Roth aslında Almanya’da
mülteci olan Yahudi asıllı bir aileden geliyordu. Yahudi İsrail Devleti’ni bu denli
eleştirmesindeki etkenlerden biri de muhtemelen Nazi Almayasında dedelerinin yaşadıklarını
onların ağzından dinelmesi etkili olmuş. Çünkü bir defasında “Ben kötü
hükümetlerin yapabileceğinin farkındalığıyla büyüdüm” demişti.

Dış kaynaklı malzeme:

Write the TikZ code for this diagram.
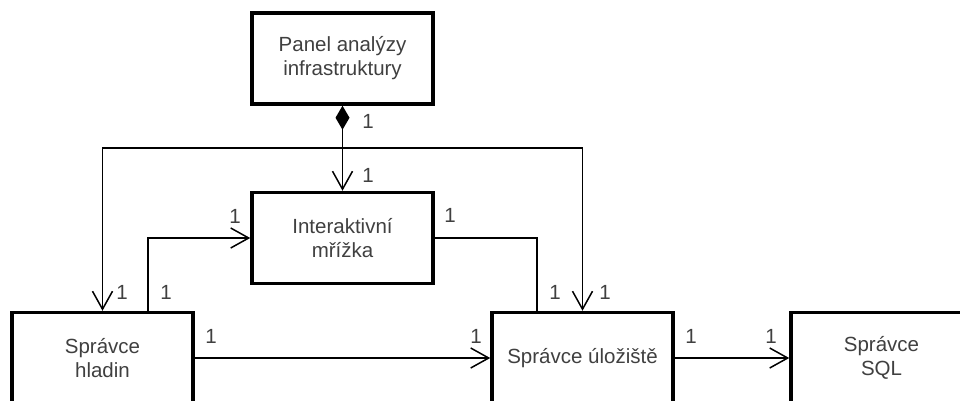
\documentclass[tikz,border=0pt]{standalone}
\usepackage{fontspec}
\setmainfont{Liberation Sans}
\usetikzlibrary{arrows.meta}
\definecolor{txt}{HTML}{404040}
\tikzset{
  box/.style={draw=black, line width=3.5pt, fill=white, minimum width=181pt, minimum height=91pt,
    inner sep=0pt, align=center, text=txt, font=\fontsize{20.5}{24}\selectfont},
  conn/.style={draw=black, line width=1.5pt},
  vtip/.style={-{Straight Barb[length=18pt,width=20pt]}},
  mult/.style={text=txt, font=\fontsize{20.5}{24}\selectfont, inner sep=0pt}
}
\begin{document}
\begin{tikzpicture}[x=1pt,y=-1pt]
\useasboundingbox (0,0) rectangle (960,400);
\clip (0,0) rectangle (960,400);
\node[box] (panel) at (342.5,58.5) {Panel analýzy\\infrastruktury};
\node[box] (grid) at (342.5,238) {Interaktivní\\mřížka};
\node[box] (hladin) at (102.5,358) {Správce\\hladin};
\node[box] (uloz) at (582.5,358) {Správce úložiště};
\node[box] (sql) at (881.5,358) {Správce\\SQL};
\coordinate (top) at (0,148);
\coordinate (hx) at (148,0);
\coordinate (ux) at (537,0);
% composition
\draw[conn, {Diamond[length=24pt,width=14pt]}-{Straight Barb[length=18pt,width=20pt]}] (panel.south) -- (grid.north);
% bidirectional over the top
\draw[conn, {Straight Barb[length=18pt,width=20pt]}-{Straight Barb[length=18pt,width=20pt]}]
  (hladin.north) -- (hladin.north |- top) -- (uloz.north |- top) -- (uloz.north);
% hladin -> grid
\draw[conn, vtip] (hladin.north -| hx) |- (grid.west);
% grid -- uloz
\draw[conn] (grid.east) -| (uloz.north -| ux);
% hladin -> uloz
\draw[conn, vtip] (hladin.east) -- (uloz.west);
% uloz -> sql
\draw[conn, vtip] (uloz.east) -- (sql.west);
% multiplicities
\node[mult] (m1) at (368,121) {1};
\node[mult] (m2) at (368,175) {1};
\node[mult] (m3) at (122,292) {1};
\node[mult] (m4) at (166,292) {1};
\node[mult] (m5) at (235,216) {1};
\node[mult] (m6) at (450,215) {1};
\node[mult] (m7) at (555,292) {1};
\node[mult] (m8) at (605,292) {1};
\node[mult] (m9) at (211,336) {1};
\node[mult] (m10) at (476,336) {1};
\node[mult] (m11) at (691,336) {1};
\node[mult] (m12) at (771,336) {1};
\end{tikzpicture}
\end{document}
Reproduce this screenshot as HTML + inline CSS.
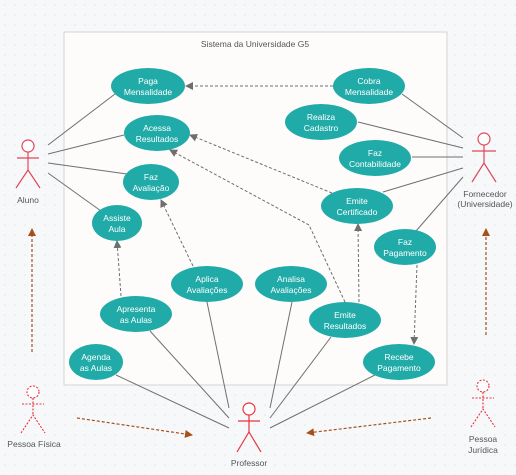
<!DOCTYPE html>
<html><head><meta charset="utf-8"><style>
html,body{margin:0;padding:0;background:#f7f8fa}
svg{display:block;font-family:"Liberation Sans","DejaVu Sans",sans-serif}
</style></head><body>
<svg width="516" height="475" viewBox="0 0 516 475" xmlns="http://www.w3.org/2000/svg">
<defs>
<pattern id="dots" width="10" height="10" patternUnits="userSpaceOnUse"><circle cx="5" cy="5" r="0.6" fill="#d6d9de"/></pattern>
<marker id="ga" markerWidth="8" markerHeight="8" refX="7" refY="4" orient="auto" markerUnits="userSpaceOnUse"><path d="M0,0 L8,4 L0,8z" fill="#6e6e6e"/></marker>
<marker id="ba" markerWidth="8" markerHeight="8" refX="7" refY="4" orient="auto" markerUnits="userSpaceOnUse"><path d="M0,0 L8,4 L0,8z" fill="#a8501a"/></marker>
</defs>
<rect width="516" height="475" fill="#f7f8fa"/>
<rect width="516" height="475" fill="url(#dots)"/>
<rect x="64" y="32" width="383" height="353" fill="#fdfcfb" stroke="#d3d3d3" stroke-width="1"/>
<text x="255" y="47" font-size="8.5" fill="#555" text-anchor="middle">Sistema da Universidade G5</text>

<g stroke="#707070" stroke-width="1" fill="none">
<line x1="48" y1="145" x2="115" y2="94"/>
<line x1="48" y1="154" x2="124" y2="135"/>
<line x1="48" y1="163" x2="127" y2="174"/>
<line x1="48" y1="173" x2="101" y2="211"/>
<line x1="463" y1="138" x2="402" y2="94"/>
<line x1="463" y1="148" x2="358" y2="122"/>
<line x1="463" y1="157" x2="412" y2="157"/>
<line x1="463" y1="168" x2="383" y2="192"/>
<line x1="463" y1="177" x2="416" y2="231"/>
<line x1="229" y1="428" x2="116" y2="375"/>
<line x1="229" y1="418" x2="150" y2="331"/>
<line x1="229" y1="408" x2="207" y2="302"/>
<line x1="270" y1="408" x2="292" y2="302"/>
<line x1="270" y1="418" x2="331" y2="337"/>
<line x1="270" y1="428" x2="375" y2="375"/>
</g>
<g stroke="#6e6e6e" stroke-width="1" fill="none" stroke-dasharray="3,2">
<line x1="333" y1="86" x2="186" y2="86" marker-end="url(#ga)"/>
<line x1="332" y1="193" x2="190" y2="135" marker-end="url(#ga)"/>
<polyline points="345,302 309,225 170,150" marker-end="url(#ga)"/>
<line x1="359" y1="302" x2="358" y2="224" marker-end="url(#ga)"/>
<line x1="193" y1="266" x2="161" y2="200" marker-end="url(#ga)"/>
<line x1="121" y1="296" x2="117" y2="241" marker-end="url(#ga)"/>
<line x1="417" y1="265" x2="414" y2="344" marker-end="url(#ga)"/>
</g>
<g stroke="#a8501a" stroke-width="1.2" fill="none" stroke-dasharray="3,2">
<line x1="32" y1="352" x2="32" y2="229" marker-end="url(#ba)"/>
<line x1="77" y1="418" x2="192" y2="435" marker-end="url(#ba)"/>
<line x1="431" y1="418" x2="307" y2="433" marker-end="url(#ba)"/>
<line x1="486" y1="335" x2="486" y2="229" marker-end="url(#ba)"/>
</g>

<g fill="#21aba8">
<ellipse cx="148" cy="86" rx="37" ry="18"/>
<ellipse cx="157" cy="133" rx="33" ry="18"/>
<ellipse cx="151" cy="182" rx="28" ry="18"/>
<ellipse cx="117" cy="223" rx="25" ry="18"/>
<ellipse cx="369" cy="86" rx="36" ry="18"/>
<ellipse cx="321" cy="122" rx="36" ry="18"/>
<ellipse cx="375" cy="158" rx="36" ry="18"/>
<ellipse cx="357" cy="206" rx="36" ry="18"/>
<ellipse cx="405" cy="247" rx="31" ry="18"/>
<ellipse cx="207" cy="284" rx="36" ry="18"/>
<ellipse cx="291" cy="284" rx="36" ry="18"/>
<ellipse cx="136" cy="314" rx="36" ry="18"/>
<ellipse cx="345" cy="320" rx="36" ry="18"/>
<ellipse cx="96" cy="362" rx="27" ry="18"/>
<ellipse cx="399" cy="362" rx="36" ry="18"/>
</g>
<g fill="#fff" font-size="8.5" text-anchor="middle">
<text x="148" y="84">Paga</text><text x="148" y="95">Mensalidade</text>
<text x="157" y="131">Acessa</text><text x="157" y="142">Resultados</text>
<text x="151" y="180">Faz</text><text x="151" y="191">Avaliação</text>
<text x="117" y="221">Assiste</text><text x="117" y="232">Aula</text>
<text x="369" y="84">Cobra</text><text x="369" y="95">Mensalidade</text>
<text x="321" y="120">Realiza</text><text x="321" y="131">Cadastro</text>
<text x="375" y="156">Faz</text><text x="375" y="167">Contabilidade</text>
<text x="357" y="204">Emite</text><text x="357" y="215">Certificado</text>
<text x="405" y="245">Faz</text><text x="405" y="256">Pagamento</text>
<text x="207" y="282">Aplica</text><text x="207" y="293">Avaliações</text>
<text x="291" y="282">Analisa</text><text x="291" y="293">Avaliações</text>
<text x="136" y="312">Apresenta</text><text x="136" y="323">as Aulas</text>
<text x="345" y="318">Emite</text><text x="345" y="329">Resultados</text>
<text x="96" y="360">Agenda</text><text x="96" y="371">as Aulas</text>
<text x="399" y="360">Recebe</text><text x="399" y="371">Pagamento</text>
</g>

<g stroke="#e0485a" stroke-width="1.2" fill="none">
<circle cx="28" cy="146" r="6" fill="#fff"/>
<line x1="28" y1="152" x2="28" y2="170"/><line x1="17" y1="158" x2="39" y2="158"/>
<polyline points="16,188 28,170 40,188"/>
<circle cx="484" cy="139" r="6" fill="#fff"/>
<line x1="484" y1="145" x2="484" y2="163"/><line x1="472" y1="151" x2="496" y2="151"/>
<polyline points="472,182 484,163 496,182"/>
</g>
<g stroke="#e8323c" stroke-width="1.2" fill="none">
<circle cx="249" cy="409" r="6" fill="#fff"/>
<line x1="249" y1="415" x2="249" y2="432"/><line x1="238" y1="421" x2="260" y2="421"/>
<polyline points="237,452 249,432 261,452"/>
</g>
<g stroke="#e8323c" stroke-width="1.1" fill="none" stroke-dasharray="2,1.5">
<circle cx="33" cy="392" r="6" fill="#fff"/>
<line x1="33" y1="398" x2="33" y2="415"/><line x1="22" y1="404" x2="44" y2="404"/>
<polyline points="21,433 33,415 45,433"/>
<circle cx="483" cy="386" r="6" fill="#fff"/>
<line x1="483" y1="392" x2="483" y2="409"/><line x1="472" y1="398" x2="494" y2="398"/>
<polyline points="471,427 483,409 495,427"/>
</g>
<g fill="#555" font-size="8.5" text-anchor="middle">
<text x="28" y="203">Aluno</text>
<text x="485" y="197">Fornecedor</text><text x="485" y="207">(Universidade)</text>
<text x="249" y="466">Professor</text>
<text x="34" y="447">Pessoa Física</text>
<text x="483" y="442">Pessoa</text><text x="483" y="453">Jurídica</text>
</g>
</svg>
</body></html>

Roth’un sadece Filistin’le
ilgili düşünceleri yoktu; dünyanın bir çok yerinde, Ruanda,Mısır,Çin, hatta
İsveç gibi ülkelerde yaşanan insan hakları ihlalleri ile ilgili fikirleri de
vardı.
Örneğin İsveç’te
kadınların peçe takmasını yasaklanmasına karşı düşüncesini açıkça söyledi.Tabi
kısa sürede ülkedeki durumu takip
etmediğini söyleyerek de bir nevi geri adım attı.
Ayrıca gittikçe yükselen
Popülist siyaseti eleştirtirken “yükselen popülizme karşı direnen toplumları”
övmekten geri durmadı.
Hatta Fransa’da popüslist
siyasete karşı duruş sergilemek için zaman zaman eleştirdiği Macron’u yere göğe
sığdıramadı.
Trump için oldukça katı
bir duruş sergileyen Rotuh, “Trump, ırkçılığa, yabancı ve kadın düşmanlığına
karşı bütün tabuları yıktı. Bu da diğer baskıcı rejimlerin ifşa edilmesini
zorlaştırdı” diye bir cümle kurmaktan çekinmedi.
Gelelim Türkiye ile
ilgili kısmına..
Tıpkı İsveç’i takip
edemediği gibi büyük ihtimalle Türkiye’yi de takip edemeyip uzaktan ahkâm kesen
beyanatlarda da bulundu Roth.
Bir yandan Popülizme karşı bir duruş sergilerken
diğer yandan Türkiye’deki popülist siyasetin etkisinde kalmaktan kendini
alamadı.
Örneğin “Göçmen
anlaşmasına yoğunlaşan Avrupa Birliği, Cumhurbaşkanı Erdoğan’ın anti demokratik
uygulamalarını görmezden geldi” demesi tam bir popülist siyasetin esirliği
altında söylenmiş bir sözdü.
Türkiye’iyi baskıcı
rejimler arasında gösteren Roth’un İsveç’le ilgili itiraf niteliğindeki
yanılgısını belirten cümlelerini göz önünde bulundurursak aslında Ülkemizi çok
da yakından takip ettiğini söylememiz zor.
Çünkü Türkiye’nin
milyonarca mülteciye beklenen yardım gelmediği halde ev sahipliği yapmasını,
olağanüstü koşullar yaşayan ülkelere yardımlarda bulunmasını göz ardı ettiği
açıkça görülüyor.
Yayınladığı raporda, 15
Temmuz darbesinin ardından getirilen OHAL uygulamasını,ve bu kapsamda amu
ihraçlarını, SEÇİMLE BELİRLENEN C. Başkanlığı Sistemi’ni, HDP’li vekillerin
veya bazı terör rögütüpropagandası yapan gazeteci kılıklıların hapse atılmasını
eleştirirken pek de Türkiye’yi yakından takip ettiğini, sosyolojik ve
jeostratejik yapısı hakkında bilgi sahibi olduğunu söylememiz oldukça zor.
Roth'un istifa öncesinde
acaba muhtemel bir dünya savaşını engelleme arifesinde olan Cumhurbaşkanı
Erdoğan ile ilgili ne düşündüğünü çok merak ediyorum.